Entries with chart source code
- - - -
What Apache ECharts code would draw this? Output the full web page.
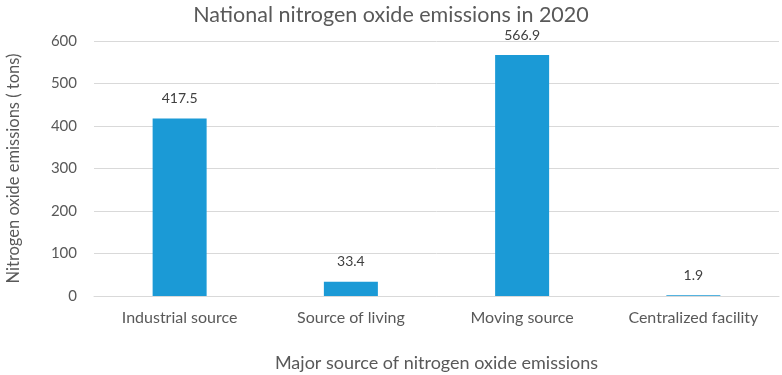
<!DOCTYPE html>
<html>
<head>
<meta charset="utf-8">
<script src="https://cdn.jsdelivr.net/npm/echarts@6/dist/echarts.min.js"></script>
<style>
  html, body { margin: 0; padding: 0; background: #fff; }
  #chart { width: 782px; height: 375px; }
</style>
</head>
<body>
<div id="chart"></div>
<script>
// categories and values
const categories = ['Industrial source', 'Source of living', 'Moving source', 'Centralized facility']
const emissions = [417.5, 33.4, 566.9, 1.9]
const yTicks = [0, 100, 200, 300, 400, 500, 600]

const font = 'Lato, "Open Sans", sans-serif'
const chart = echarts.init(document.getElementById('chart'))

chart.setOption({
  animation: false,
  title: {
    text: 'National nitrogen oxide emissions in 2020',
    left: 'center',
    top: -1,
    textStyle: { fontFamily: font, fontSize: 21.5, fontWeight: 'normal', color: '#595959' }
  },
  grid: { left: 94, right: 3, top: 41, bottom: 79, outerBoundsMode: 'none', containLabel: false },
  xAxis: {
    type: 'category',
    data: categories,
    name: 'Major source of nitrogen oxide emissions',
    nameLocation: 'middle',
    nameGap: 58,
    nameTextStyle: { fontFamily: font, fontSize: 18, color: '#595959' },
    axisLine: { lineStyle: { color: '#d9d9d9' } },
    axisTick: { show: false },
    axisLabel: { fontFamily: font, fontSize: 16, color: '#595959', margin: 14 }
  },
  yAxis: {
    type: 'value',
    min: yTicks[0],
    max: yTicks[yTicks.length - 1],
    interval: 100,
    name: 'Nitrogen oxide emissions ( tons)',
    nameLocation: 'middle',
    nameGap: 72,
    nameTextStyle: { fontFamily: font, fontSize: 16.5, color: '#595959' },
    axisLine: { show: false },
    axisTick: { show: false },
    axisLabel: { fontFamily: font, fontSize: 15, color: '#595959', margin: 17 },
    splitLine: { lineStyle: { color: '#d9d9d9' } }
  },
  series: [{
    type: 'bar',
    data: emissions,
    barWidth: 54,
    itemStyle: { color: '#1b9ad6' },
    label: {
      show: true,
      position: 'top',
      distance: 13,
      fontFamily: font,
      fontSize: 14,
      color: '#404040'
    }
  }]
})
</script>
</body>
</html>
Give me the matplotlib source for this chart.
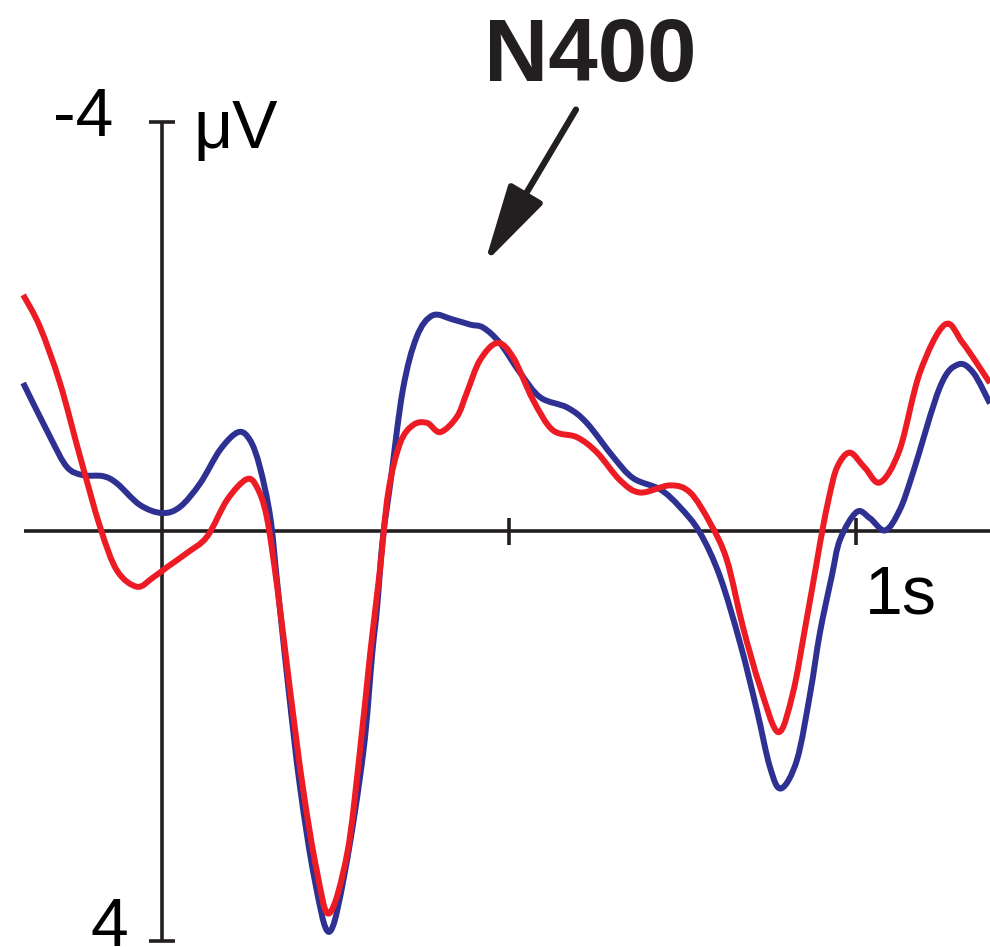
- - - -
Write out the records above once more, word for word, with no pictures.

What Apache ECharts code would draw this? Output the full web page.
<!DOCTYPE html>
<html>
<head>
<meta charset="utf-8">
<script src="https://cdn.jsdelivr.net/npm/echarts@6/dist/echarts.min.js"></script>
<style>
  html, body { margin: 0; padding: 0; background: #fff; }
  #chart { width: 782px; height: 375px; }
</style>
</head>
<body>
<div id="chart"></div>
<script>
// categories and values
const categories = ['Industrial source', 'Source of living', 'Moving source', 'Centralized facility']
const emissions = [417.5, 33.4, 566.9, 1.9]
const yTicks = [0, 100, 200, 300, 400, 500, 600]

const font = 'Lato, "Open Sans", sans-serif'
const chart = echarts.init(document.getElementById('chart'))

chart.setOption({
  animation: false,
  title: {
    text: 'National nitrogen oxide emissions in 2020',
    left: 'center',
    top: -1,
    textStyle: { fontFamily: font, fontSize: 21.5, fontWeight: 'normal', color: '#595959' }
  },
  grid: { left: 94, right: 3, top: 41, bottom: 79, outerBoundsMode: 'none', containLabel: false },
  xAxis: {
    type: 'category',
    data: categories,
    name: 'Major source of nitrogen oxide emissions',
    nameLocation: 'middle',
    nameGap: 58,
    nameTextStyle: { fontFamily: font, fontSize: 18, color: '#595959' },
    axisLine: { lineStyle: { color: '#d9d9d9' } },
    axisTick: { show: false },
    axisLabel: { fontFamily: font, fontSize: 16, color: '#595959', margin: 14 }
  },
  yAxis: {
    type: 'value',
    min: yTicks[0],
    max: yTicks[yTicks.length - 1],
    interval: 100,
    name: 'Nitrogen oxide emissions ( tons)',
    nameLocation: 'middle',
    nameGap: 72,
    nameTextStyle: { fontFamily: font, fontSize: 16.5, color: '#595959' },
    axisLine: { show: false },
    axisTick: { show: false },
    axisLabel: { fontFamily: font, fontSize: 15, color: '#595959', margin: 17 },
    splitLine: { lineStyle: { color: '#d9d9d9' } }
  },
  series: [{
    type: 'bar',
    data: emissions,
    barWidth: 54,
    itemStyle: { color: '#1b9ad6' },
    label: {
      show: true,
      position: 'top',
      distance: 13,
      fontFamily: font,
      fontSize: 14,
      color: '#404040'
    }
  }]
})
</script>
</body>
</html>
Give me the matplotlib source for this chart.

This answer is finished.